There are others which are completely bizarre.

Brain Buttons-
Apparently our body has a secret buttons that we can press to turn on the blood flow to our brain. As one description of how to use Brain Buttons says:

  • Put one hand so that there is as wide a space as possible between the thumb and index finger.
  • Place your index and thumb into the slight indentations below the collar bone on each side of the sternum. Press lightly in a pulsing manner.
  • At the same time put the other hand over the navel area of the stomach. Gently press on these points for about 2 minutes.
So it might well work, it might well increase concentration. But there is something called the placebo effect, and I'm completly bewildered as to how we are supposed to have some "increase blood flow" butttons.

Hooks ups
-Supposed to help with nerves. However, I've yet to hear of this one mentioned by any psychiatrists or therapists. But, I suppose it could work. I haven't actually tried it...but it just seems a bit...uncomfortable...

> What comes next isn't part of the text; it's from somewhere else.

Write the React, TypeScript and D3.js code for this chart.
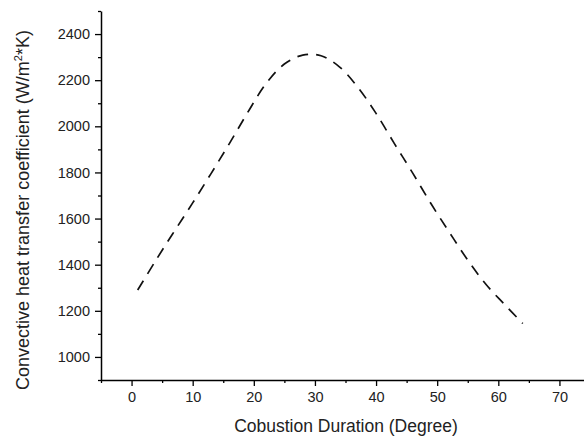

  • Stand or sit. Cross the right leg over the left at the ankles.
  • Take your right wrist and cross it over the left wrist and link up the fingers so that the right wrist is on top.
  • Bend the elbows out and gently turn the fingers in towards the body until they rest on the sternum (breast bone) in the center of the chest. Stay in this position.
  • Keep the ankles crossed and the wrists crossed and then breathe evenly in this position for a few minutes. You will be noticeably calmer after that time.
Nevertheless, it might work. I've never tried it. Just doesn't seem very comfortable. Breathing evenly helps with anxiety, it has helped several times. But it hasn't required me to cross my elbows and ankles and wrists to do so.

Water-Processed foods do not contain water, apparently, and the body deals with it as it deals with food. So the water in the tomatoes that was made to make my processed tomato soup? Where did that come from??? Obviously, the person who came up with this idea skipped science. Sound harsh? Sorry, but I can't get my head around the fact that somebody came up with this.

So why do people buy into this? Simple. People are more likely to buy into things like this when long, scientific words are used. The techniques probably work as some sort of exercises, placebos, bringing the class together, break from work...but these scientific explanations are just completely...bewildering.